Friday, September 3, 2010

AWOL -again- blogger back -again- in business!

Greetings to one and all (or could it actually be down to just one - literally - if not zero by now?),

Another unreasonable amount of time between posts, but due to a couple of pretty darn good reasons:
A) my underpowered laptop PC experienced a major crisis. I use the term major crisis because when a PC takes about half an hour to just bring up Internet Explorer, there's something majorly wrong with it. And that's just getting IE to appear. Moving between web sites, or even trying to watch a YouTube Video, is a whole other story. A Toshiba equipped with 512-meg RAM trying to run Windows Vista (which I have quite belatedly discovered is a prodigious memory-eating system) is doomed to epic fail, and my Toshiba did just that, and
B) I continue to not only burn the candle at two ends, I have added a third end so the candle will burn even faster! So now I am a member of Odaiko New England, bass player for Mary Casiello and also bass player for Centralia! By the way, I would like to state that I have no idea how I find the energy to be part of these three ensembles.

But thanks to my computer-savvy friend Jay, I am up and running again with a far more healthy 2 gig of RAM - yay! Jay-san, doumo arigatou gozaimashita. (insert sincerely-thankful bow here)

So much to write about I don't know where to begin, so I might as well start with Odaiko New England. Have been gigging intermittently all year long, with some satisfying shows performed at Newport's Black Ships Festival, Bellows Falls VT, Salem State College, Boston Pride Parade and Boston Pride Festival (playing a 20-minute set on the main stage at Boston's City Hall Plaza), in addition to cool gigs like playing for Medford's Ebisuya Japanese Market/J Magazine (a Japanese-language monthly magazine published in Boston), the North Suburban Y in Woburn, and others. Will post some links to photos and such soon, but for now I just want to post an entry for the first time in forever.

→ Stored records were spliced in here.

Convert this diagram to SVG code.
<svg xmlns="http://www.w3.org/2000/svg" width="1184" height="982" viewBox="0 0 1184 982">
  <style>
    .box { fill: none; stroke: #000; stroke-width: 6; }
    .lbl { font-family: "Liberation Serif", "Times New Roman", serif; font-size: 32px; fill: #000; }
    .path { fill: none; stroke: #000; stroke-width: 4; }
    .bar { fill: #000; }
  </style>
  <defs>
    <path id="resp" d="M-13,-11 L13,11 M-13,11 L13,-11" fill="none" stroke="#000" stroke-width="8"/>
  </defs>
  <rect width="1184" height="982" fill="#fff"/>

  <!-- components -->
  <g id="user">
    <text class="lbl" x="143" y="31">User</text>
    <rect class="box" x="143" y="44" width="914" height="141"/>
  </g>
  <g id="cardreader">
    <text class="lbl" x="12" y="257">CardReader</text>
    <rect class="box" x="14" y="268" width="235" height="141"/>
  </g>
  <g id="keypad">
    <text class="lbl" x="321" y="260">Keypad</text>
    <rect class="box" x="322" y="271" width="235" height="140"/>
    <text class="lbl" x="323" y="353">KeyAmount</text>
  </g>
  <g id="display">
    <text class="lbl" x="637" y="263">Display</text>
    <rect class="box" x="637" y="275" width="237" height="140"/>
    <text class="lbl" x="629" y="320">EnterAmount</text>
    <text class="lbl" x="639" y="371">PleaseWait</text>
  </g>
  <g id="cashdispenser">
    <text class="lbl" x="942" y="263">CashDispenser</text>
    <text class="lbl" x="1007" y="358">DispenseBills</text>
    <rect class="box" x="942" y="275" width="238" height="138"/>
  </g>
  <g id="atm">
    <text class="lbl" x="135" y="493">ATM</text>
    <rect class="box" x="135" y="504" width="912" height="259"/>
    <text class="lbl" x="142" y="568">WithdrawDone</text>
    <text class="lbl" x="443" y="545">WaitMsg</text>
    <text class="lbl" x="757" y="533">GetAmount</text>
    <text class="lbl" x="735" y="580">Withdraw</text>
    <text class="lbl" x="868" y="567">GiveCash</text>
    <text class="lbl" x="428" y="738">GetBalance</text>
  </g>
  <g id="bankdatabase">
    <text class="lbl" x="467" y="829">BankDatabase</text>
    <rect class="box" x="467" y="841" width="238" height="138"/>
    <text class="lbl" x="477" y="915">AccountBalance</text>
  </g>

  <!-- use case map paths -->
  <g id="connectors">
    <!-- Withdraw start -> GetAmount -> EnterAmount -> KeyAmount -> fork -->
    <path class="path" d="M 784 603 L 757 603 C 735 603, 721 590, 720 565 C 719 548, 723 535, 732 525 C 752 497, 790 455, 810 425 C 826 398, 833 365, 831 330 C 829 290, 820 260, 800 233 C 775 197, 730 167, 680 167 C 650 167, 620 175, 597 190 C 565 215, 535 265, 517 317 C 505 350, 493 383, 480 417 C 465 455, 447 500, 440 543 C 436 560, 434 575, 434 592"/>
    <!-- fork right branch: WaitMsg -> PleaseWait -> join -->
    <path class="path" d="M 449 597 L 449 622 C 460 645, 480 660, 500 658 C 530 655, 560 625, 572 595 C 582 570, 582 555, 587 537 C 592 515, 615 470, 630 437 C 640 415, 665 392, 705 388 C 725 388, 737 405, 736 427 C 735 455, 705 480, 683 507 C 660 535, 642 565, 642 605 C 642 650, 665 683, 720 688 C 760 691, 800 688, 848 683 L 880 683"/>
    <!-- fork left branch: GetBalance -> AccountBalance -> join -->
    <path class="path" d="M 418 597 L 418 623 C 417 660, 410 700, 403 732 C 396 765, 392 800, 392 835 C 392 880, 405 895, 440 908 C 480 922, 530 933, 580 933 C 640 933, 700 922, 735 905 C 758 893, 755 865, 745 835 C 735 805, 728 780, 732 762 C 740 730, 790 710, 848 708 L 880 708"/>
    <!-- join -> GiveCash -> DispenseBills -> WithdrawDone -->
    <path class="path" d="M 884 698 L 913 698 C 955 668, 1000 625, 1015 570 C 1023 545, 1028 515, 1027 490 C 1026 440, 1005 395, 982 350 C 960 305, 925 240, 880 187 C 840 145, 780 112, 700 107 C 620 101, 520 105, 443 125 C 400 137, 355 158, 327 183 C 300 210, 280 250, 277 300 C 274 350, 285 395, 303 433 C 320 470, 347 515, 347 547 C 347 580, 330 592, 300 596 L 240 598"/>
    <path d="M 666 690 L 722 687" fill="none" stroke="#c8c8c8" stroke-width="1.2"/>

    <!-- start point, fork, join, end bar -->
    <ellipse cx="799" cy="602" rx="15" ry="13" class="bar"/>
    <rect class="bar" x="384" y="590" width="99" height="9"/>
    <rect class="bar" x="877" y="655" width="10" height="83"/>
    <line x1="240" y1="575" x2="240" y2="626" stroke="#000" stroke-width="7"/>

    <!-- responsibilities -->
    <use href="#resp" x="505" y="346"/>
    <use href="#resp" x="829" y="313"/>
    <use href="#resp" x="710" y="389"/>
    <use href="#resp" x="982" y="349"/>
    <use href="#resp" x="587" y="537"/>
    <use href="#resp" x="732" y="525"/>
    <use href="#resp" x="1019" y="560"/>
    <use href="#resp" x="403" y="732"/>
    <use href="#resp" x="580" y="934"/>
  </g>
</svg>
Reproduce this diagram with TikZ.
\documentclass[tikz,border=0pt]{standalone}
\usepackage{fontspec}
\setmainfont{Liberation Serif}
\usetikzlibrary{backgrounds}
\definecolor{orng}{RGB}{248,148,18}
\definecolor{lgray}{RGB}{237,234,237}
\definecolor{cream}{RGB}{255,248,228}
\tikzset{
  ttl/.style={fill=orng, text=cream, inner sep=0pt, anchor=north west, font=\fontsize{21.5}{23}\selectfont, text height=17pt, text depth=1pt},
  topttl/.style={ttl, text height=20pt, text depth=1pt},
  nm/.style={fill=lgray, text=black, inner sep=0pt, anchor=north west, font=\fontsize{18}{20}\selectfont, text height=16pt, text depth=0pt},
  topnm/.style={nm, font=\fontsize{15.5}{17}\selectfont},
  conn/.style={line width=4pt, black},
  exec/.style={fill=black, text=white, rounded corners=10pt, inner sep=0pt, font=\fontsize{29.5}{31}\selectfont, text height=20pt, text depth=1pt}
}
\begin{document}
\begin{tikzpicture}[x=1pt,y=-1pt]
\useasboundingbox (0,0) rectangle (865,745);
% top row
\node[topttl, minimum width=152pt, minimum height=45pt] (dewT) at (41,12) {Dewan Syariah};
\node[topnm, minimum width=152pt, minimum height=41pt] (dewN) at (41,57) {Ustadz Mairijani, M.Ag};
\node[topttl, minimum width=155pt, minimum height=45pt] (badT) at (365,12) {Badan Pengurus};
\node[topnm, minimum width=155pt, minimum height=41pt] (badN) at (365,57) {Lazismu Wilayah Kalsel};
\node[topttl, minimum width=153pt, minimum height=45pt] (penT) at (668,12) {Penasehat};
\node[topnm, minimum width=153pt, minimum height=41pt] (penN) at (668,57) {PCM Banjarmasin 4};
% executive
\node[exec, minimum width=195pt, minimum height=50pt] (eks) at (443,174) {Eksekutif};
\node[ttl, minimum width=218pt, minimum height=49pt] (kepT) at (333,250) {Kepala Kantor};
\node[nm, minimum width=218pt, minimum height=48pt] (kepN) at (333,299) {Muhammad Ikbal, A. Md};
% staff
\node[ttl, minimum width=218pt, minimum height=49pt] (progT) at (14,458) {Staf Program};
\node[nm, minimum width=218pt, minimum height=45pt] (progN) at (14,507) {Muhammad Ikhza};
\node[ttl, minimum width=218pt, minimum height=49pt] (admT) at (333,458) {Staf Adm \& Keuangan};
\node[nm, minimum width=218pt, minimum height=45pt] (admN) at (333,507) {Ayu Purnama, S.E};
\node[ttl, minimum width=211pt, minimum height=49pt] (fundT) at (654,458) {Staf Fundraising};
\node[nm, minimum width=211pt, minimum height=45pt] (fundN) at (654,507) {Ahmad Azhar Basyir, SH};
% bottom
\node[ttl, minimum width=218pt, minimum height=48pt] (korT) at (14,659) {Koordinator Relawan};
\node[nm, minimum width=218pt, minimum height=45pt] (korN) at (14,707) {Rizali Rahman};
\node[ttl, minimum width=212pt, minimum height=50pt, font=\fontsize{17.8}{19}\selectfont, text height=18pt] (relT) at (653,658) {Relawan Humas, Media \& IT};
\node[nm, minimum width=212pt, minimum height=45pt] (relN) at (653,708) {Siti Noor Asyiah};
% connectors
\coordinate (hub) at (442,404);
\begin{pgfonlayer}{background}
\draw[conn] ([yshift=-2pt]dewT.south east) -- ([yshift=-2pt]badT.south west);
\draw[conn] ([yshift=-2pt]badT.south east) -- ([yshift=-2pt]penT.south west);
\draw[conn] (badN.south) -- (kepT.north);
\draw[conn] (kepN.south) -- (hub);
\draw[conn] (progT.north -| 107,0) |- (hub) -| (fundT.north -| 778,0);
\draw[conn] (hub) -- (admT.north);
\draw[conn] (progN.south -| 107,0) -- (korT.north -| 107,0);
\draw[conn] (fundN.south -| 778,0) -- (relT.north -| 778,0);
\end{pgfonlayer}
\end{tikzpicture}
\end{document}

As for gigging with Mary, the shows have been a bit less frequent & for a variety of reasons. But big news is happening within 8 days: she's having a CD Release Party on September 11, Saturday evening, at Precinct Bar in Somerville (right in the middle of Union Square, to be exact)!! I'm pretty stoked to know that my bass playing is on a commercially-available CD, and that it represents my more mature playing style; let's just say that in the 1980's, while barely beginning to learn & develop some musical knowledge & comprehend what a bass player does and can create within and for a song, my playing was...well, let's be diplomatic and say "enthusiastic". That's a nice euphemism, right?

Centralia, my new band, deserves its own entry so I won't go on too much about it. We are a three-piece band: Harry plays guitars of all varieties and sings, Tony is our skillful and rock-steady drummer, and I play a fairly aggressive bass. Harry actually has to encourage me to play more notes; I'm convinced this is because I have played bass for three decades (this month marks the 31st Anniversary of me strapping a bass guitar over my shoulder & plugging it into an amplifier for the first time), but mainly for groups where the bass is strictly as a supportive instrument. In Centralia, I'm support and "lead bass" practically rolled into one.

By the way, for those wondering where we got the name Centralia from, try googling Centralia, PA. We like the imagery, and for the three of us, we possess such a passion for music that we like to think we've got the 'fire inside'. I have to say, if I didn't have a fierce passion for bass and for music, I wouldn't be playing it in two bands simultaneously 31 years after I took my first lesson in La Porte, IN, with Frank, the 'Big Z', in September, 1979. Frank, a thousand thank you's for giving me those early lessons & starting me off on this wonderful path, bridging rhythm and harmony in the coolest instrument ever designed for musicians.